Records supplied:
↓↓↓

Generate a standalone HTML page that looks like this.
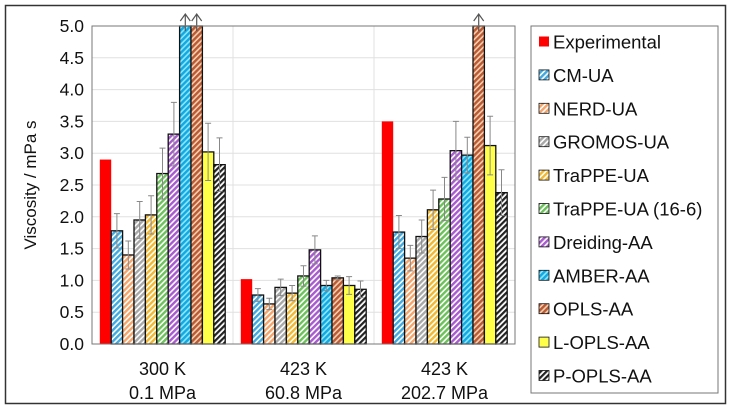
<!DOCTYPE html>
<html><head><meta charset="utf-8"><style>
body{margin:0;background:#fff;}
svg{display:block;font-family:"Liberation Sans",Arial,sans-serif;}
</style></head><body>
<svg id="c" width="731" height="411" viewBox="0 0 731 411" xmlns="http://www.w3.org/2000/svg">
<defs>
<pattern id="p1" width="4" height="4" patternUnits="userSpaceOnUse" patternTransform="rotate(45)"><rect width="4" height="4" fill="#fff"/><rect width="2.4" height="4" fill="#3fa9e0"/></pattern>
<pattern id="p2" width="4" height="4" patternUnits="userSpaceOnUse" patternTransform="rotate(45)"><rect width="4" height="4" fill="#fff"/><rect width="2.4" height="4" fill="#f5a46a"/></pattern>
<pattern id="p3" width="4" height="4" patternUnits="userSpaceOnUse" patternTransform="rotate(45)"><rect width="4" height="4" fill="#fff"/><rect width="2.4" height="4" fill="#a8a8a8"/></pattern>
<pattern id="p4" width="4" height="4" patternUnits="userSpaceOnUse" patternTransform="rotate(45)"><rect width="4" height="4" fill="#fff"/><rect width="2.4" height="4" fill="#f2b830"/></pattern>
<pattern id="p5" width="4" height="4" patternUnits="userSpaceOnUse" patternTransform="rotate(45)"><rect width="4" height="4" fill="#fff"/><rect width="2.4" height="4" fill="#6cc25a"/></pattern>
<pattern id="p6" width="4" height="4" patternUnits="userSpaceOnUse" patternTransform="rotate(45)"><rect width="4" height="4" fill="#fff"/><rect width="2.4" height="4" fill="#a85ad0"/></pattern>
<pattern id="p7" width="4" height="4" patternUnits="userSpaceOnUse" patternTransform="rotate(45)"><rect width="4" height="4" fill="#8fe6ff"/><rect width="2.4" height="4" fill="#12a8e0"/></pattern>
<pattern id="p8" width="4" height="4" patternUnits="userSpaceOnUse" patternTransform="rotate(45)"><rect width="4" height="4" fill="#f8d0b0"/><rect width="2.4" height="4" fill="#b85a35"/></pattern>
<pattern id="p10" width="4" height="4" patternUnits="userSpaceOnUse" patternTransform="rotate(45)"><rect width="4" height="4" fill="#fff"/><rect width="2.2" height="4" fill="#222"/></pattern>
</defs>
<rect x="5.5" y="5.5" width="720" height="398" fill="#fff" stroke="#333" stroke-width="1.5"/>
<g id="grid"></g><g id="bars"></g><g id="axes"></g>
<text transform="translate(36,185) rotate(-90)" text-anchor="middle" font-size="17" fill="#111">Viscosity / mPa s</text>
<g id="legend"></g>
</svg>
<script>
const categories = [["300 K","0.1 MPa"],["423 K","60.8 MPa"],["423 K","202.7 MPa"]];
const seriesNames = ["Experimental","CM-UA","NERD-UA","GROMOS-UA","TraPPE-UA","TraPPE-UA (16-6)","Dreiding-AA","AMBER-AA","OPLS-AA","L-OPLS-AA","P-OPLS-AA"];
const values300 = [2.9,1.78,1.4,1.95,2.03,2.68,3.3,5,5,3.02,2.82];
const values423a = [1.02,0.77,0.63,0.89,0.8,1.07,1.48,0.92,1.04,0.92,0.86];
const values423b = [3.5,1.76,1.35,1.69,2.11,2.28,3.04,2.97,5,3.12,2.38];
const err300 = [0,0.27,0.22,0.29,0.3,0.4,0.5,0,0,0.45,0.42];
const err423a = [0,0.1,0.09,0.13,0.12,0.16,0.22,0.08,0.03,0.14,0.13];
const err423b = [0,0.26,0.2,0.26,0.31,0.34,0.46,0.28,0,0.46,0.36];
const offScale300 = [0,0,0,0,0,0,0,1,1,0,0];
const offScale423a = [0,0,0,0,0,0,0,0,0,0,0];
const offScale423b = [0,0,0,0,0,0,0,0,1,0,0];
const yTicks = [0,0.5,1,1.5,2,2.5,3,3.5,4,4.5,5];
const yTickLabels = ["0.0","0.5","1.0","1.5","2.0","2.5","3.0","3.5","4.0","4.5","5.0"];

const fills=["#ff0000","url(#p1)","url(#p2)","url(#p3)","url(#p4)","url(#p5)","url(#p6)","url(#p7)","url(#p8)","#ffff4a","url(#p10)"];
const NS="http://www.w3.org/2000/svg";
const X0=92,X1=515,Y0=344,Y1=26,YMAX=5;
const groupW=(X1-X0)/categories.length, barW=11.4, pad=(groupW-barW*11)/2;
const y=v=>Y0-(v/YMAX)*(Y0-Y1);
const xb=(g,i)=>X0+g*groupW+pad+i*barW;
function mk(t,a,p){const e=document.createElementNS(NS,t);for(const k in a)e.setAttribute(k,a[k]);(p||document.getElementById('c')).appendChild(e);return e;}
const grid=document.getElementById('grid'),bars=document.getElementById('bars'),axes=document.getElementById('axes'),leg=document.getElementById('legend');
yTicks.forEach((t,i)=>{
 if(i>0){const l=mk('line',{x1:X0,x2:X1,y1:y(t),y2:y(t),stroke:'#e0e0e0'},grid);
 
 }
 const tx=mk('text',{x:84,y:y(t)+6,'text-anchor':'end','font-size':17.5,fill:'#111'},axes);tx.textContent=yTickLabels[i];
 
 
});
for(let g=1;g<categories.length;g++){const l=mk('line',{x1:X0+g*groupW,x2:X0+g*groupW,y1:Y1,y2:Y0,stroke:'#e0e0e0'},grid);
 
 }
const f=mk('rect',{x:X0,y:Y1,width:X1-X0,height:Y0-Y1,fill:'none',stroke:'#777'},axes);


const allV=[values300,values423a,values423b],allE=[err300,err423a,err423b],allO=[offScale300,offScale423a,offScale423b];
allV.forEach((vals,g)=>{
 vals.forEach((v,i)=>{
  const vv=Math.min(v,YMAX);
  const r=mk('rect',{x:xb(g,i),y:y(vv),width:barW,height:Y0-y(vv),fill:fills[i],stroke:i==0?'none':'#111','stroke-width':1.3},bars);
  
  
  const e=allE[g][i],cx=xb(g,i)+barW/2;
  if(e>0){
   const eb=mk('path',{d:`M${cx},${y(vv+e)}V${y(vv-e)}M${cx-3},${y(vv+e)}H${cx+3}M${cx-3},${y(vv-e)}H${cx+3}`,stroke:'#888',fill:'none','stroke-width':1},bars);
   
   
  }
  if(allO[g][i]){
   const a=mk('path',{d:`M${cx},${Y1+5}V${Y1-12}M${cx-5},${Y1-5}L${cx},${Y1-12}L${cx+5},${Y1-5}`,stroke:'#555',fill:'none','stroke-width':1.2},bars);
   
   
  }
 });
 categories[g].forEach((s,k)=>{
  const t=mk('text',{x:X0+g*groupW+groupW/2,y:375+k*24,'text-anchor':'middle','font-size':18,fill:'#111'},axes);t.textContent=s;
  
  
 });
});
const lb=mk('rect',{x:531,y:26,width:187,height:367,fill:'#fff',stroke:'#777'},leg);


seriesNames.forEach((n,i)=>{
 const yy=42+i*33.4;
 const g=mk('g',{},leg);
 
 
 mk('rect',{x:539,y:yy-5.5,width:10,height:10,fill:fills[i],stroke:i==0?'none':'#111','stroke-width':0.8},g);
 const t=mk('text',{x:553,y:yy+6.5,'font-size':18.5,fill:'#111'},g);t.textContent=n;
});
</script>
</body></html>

↑↑↑
↓↓↓

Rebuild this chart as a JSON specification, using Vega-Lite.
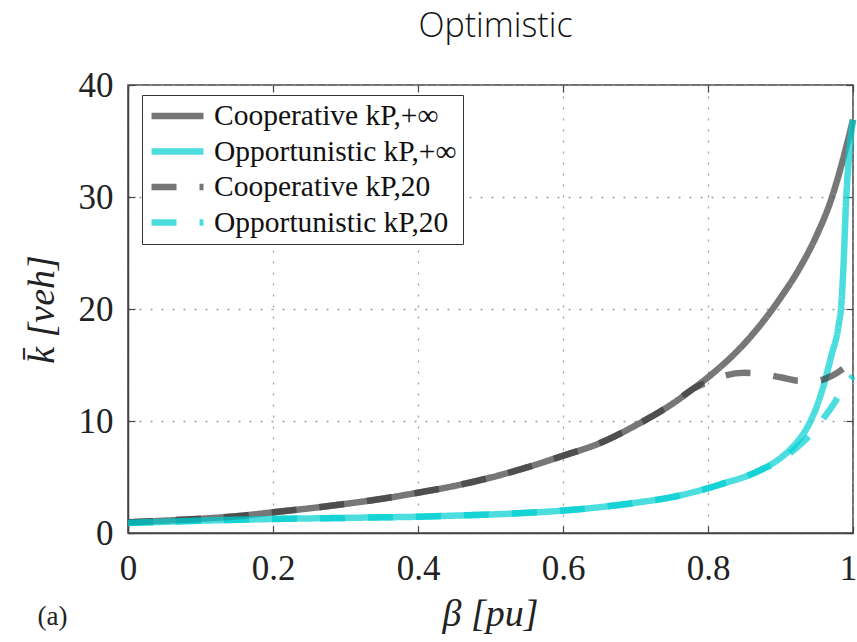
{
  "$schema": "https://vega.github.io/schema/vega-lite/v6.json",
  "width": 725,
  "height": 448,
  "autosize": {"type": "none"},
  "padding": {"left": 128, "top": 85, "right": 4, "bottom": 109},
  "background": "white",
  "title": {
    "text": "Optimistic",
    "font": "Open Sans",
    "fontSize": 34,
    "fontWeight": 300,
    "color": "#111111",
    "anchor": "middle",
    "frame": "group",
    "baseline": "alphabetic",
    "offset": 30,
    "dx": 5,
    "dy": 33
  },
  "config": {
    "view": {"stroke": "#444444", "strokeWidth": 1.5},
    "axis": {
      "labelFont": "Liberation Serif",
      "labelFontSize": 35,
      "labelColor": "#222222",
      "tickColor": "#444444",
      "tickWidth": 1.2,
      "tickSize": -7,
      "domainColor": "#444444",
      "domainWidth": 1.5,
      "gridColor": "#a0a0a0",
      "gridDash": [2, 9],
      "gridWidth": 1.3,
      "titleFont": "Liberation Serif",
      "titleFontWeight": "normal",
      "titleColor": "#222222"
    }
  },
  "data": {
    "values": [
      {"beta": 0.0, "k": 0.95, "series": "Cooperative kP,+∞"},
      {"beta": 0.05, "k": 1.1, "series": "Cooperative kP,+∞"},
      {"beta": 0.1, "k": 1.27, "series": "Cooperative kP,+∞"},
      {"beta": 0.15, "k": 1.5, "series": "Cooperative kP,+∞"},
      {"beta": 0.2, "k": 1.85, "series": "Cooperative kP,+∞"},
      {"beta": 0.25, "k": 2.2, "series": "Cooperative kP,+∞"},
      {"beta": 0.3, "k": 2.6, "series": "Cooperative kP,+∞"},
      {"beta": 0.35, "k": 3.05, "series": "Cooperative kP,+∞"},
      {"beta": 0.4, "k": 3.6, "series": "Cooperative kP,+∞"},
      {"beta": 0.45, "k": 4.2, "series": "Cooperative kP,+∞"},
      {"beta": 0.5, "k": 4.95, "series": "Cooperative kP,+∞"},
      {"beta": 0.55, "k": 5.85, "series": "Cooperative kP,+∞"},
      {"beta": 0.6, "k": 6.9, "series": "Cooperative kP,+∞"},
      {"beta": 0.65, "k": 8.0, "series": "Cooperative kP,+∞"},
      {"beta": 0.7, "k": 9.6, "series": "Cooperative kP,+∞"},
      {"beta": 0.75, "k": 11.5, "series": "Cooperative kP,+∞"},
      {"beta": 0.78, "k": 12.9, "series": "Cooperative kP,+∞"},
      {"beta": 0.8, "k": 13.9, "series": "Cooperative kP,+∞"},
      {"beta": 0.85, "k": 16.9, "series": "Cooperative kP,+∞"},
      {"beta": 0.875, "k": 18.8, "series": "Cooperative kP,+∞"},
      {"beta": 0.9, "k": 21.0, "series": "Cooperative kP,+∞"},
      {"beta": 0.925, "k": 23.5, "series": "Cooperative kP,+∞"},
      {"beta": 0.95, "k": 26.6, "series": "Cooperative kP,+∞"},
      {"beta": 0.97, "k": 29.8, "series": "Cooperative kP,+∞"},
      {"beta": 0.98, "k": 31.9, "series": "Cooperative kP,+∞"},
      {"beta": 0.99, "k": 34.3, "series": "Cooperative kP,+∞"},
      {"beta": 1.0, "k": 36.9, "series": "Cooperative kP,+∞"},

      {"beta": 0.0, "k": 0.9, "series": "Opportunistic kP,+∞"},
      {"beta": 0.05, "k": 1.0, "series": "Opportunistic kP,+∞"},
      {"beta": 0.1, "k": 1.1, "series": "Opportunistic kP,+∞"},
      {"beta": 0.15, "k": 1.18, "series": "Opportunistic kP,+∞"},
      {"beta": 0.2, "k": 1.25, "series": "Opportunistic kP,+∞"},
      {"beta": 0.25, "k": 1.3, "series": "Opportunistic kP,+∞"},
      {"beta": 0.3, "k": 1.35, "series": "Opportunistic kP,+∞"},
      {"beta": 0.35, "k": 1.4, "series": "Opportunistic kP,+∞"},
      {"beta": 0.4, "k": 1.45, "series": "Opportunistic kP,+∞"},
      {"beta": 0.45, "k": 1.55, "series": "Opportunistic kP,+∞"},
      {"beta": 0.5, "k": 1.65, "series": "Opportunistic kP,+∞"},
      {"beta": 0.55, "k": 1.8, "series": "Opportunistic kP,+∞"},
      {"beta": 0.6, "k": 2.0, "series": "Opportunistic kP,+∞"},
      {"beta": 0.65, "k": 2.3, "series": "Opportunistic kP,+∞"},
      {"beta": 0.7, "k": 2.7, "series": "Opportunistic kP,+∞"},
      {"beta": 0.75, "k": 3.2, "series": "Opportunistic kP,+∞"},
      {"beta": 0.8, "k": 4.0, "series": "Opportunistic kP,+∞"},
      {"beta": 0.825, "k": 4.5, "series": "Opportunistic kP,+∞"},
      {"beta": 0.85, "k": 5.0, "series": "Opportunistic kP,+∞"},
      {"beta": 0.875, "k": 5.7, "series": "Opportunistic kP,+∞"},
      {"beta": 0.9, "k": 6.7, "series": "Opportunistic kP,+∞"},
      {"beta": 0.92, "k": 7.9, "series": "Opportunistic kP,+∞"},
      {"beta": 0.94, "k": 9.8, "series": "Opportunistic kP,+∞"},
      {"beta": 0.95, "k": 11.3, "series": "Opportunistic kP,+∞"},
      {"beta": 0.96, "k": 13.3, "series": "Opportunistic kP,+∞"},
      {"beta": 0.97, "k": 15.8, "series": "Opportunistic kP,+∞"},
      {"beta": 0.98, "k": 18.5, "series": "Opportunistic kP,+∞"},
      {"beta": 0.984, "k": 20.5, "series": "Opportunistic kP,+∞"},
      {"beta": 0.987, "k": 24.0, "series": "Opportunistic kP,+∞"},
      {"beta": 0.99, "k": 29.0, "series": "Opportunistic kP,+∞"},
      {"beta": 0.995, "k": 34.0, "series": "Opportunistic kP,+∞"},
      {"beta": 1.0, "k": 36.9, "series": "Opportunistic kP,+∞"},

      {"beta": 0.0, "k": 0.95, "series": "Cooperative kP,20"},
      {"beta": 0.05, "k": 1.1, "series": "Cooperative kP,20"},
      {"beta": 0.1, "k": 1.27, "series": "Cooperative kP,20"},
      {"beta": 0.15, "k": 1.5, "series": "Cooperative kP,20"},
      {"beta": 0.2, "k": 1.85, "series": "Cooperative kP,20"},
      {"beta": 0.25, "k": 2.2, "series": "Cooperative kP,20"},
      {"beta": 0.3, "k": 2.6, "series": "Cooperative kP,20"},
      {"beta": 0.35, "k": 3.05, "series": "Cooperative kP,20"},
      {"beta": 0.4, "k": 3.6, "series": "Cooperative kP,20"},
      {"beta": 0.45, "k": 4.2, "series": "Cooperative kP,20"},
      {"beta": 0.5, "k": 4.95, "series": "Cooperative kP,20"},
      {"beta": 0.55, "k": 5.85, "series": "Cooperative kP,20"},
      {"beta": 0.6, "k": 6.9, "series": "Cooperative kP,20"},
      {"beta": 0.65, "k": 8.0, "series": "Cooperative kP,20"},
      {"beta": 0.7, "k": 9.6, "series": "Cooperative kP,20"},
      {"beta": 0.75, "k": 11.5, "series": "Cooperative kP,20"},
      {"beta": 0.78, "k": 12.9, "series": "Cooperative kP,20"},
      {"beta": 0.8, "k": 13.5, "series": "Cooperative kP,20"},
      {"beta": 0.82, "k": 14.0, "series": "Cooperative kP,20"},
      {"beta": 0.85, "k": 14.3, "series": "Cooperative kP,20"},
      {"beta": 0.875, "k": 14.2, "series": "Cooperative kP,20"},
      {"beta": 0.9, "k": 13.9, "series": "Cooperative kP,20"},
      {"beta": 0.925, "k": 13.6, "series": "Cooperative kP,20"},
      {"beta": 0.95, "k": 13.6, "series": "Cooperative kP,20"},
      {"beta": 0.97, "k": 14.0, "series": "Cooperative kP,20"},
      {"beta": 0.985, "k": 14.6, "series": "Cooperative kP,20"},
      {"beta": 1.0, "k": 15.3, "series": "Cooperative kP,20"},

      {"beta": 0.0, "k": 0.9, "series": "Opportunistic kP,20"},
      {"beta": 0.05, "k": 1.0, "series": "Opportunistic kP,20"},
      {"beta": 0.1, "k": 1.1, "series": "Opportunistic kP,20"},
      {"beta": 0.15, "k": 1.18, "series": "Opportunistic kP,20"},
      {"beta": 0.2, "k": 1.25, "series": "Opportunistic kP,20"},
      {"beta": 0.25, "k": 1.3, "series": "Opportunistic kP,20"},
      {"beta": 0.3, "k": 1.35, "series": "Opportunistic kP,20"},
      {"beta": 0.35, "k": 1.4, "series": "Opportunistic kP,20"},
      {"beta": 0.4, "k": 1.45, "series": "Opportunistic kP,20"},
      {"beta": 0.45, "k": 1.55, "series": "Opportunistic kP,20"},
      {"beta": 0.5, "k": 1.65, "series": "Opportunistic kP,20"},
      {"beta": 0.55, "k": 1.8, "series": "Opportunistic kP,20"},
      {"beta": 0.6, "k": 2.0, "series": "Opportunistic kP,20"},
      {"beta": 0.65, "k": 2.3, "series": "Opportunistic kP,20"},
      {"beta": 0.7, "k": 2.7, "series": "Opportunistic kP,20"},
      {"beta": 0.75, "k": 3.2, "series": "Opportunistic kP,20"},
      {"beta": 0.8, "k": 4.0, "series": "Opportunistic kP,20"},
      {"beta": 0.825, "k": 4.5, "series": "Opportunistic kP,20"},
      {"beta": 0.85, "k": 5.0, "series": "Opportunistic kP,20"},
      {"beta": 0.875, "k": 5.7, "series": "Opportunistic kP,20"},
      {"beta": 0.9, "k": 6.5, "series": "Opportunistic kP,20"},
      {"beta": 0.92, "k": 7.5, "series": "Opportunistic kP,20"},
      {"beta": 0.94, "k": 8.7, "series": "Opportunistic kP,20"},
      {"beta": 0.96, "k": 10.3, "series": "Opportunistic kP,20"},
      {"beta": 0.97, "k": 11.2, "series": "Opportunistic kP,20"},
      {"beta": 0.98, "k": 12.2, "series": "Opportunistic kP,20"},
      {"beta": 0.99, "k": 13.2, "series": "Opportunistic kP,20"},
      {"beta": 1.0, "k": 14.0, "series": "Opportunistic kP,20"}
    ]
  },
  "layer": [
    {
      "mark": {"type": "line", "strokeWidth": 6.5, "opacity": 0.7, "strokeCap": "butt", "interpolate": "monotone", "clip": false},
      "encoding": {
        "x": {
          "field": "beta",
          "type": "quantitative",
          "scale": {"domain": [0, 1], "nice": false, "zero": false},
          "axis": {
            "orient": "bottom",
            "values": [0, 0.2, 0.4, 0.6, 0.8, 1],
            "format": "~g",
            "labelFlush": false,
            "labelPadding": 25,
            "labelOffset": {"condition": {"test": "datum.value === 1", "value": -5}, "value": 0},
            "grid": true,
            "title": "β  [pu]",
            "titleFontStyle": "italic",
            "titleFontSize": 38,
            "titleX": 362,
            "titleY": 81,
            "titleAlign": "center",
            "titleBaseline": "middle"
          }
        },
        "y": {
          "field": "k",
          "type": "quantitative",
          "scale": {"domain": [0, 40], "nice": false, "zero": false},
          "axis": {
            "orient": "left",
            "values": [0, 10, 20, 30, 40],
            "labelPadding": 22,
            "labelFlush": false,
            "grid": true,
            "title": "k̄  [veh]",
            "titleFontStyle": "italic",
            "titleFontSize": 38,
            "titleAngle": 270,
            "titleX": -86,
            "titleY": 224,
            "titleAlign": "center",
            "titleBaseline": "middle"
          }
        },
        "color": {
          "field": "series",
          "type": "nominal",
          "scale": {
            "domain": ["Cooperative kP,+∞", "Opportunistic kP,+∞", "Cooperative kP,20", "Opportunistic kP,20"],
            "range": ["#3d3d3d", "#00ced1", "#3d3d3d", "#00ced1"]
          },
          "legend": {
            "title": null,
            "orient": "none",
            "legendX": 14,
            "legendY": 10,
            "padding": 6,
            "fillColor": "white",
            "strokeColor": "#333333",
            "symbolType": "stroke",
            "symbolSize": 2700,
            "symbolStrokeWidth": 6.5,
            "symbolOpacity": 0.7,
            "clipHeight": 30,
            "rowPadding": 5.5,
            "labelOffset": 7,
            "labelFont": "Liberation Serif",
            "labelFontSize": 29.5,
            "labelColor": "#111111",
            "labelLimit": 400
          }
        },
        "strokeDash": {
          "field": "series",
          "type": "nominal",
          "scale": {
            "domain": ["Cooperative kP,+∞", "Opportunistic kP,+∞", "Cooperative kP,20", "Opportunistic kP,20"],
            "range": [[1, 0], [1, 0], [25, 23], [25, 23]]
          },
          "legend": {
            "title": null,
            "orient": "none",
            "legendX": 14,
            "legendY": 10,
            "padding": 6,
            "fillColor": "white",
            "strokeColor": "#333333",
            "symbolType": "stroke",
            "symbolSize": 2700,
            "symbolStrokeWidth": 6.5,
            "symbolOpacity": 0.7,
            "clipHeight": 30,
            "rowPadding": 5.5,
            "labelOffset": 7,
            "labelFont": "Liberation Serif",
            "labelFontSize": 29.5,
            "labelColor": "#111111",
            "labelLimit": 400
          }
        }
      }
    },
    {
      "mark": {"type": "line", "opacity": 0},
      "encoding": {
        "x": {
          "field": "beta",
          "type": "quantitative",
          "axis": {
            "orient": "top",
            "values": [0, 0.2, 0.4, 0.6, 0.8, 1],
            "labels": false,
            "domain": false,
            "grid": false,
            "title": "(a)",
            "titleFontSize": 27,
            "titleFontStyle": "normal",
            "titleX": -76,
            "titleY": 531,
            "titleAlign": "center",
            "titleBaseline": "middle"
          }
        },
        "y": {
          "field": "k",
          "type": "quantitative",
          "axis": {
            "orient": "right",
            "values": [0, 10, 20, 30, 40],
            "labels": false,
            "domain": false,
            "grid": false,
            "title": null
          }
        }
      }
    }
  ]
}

↑↑↑

Given task:
Where a line of the material above holds the string "this", copy that line.

Exercise output:
Generate a standalone HTML page that looks like this.
Rebuild this chart as a JSON specification, using Vega-Lite.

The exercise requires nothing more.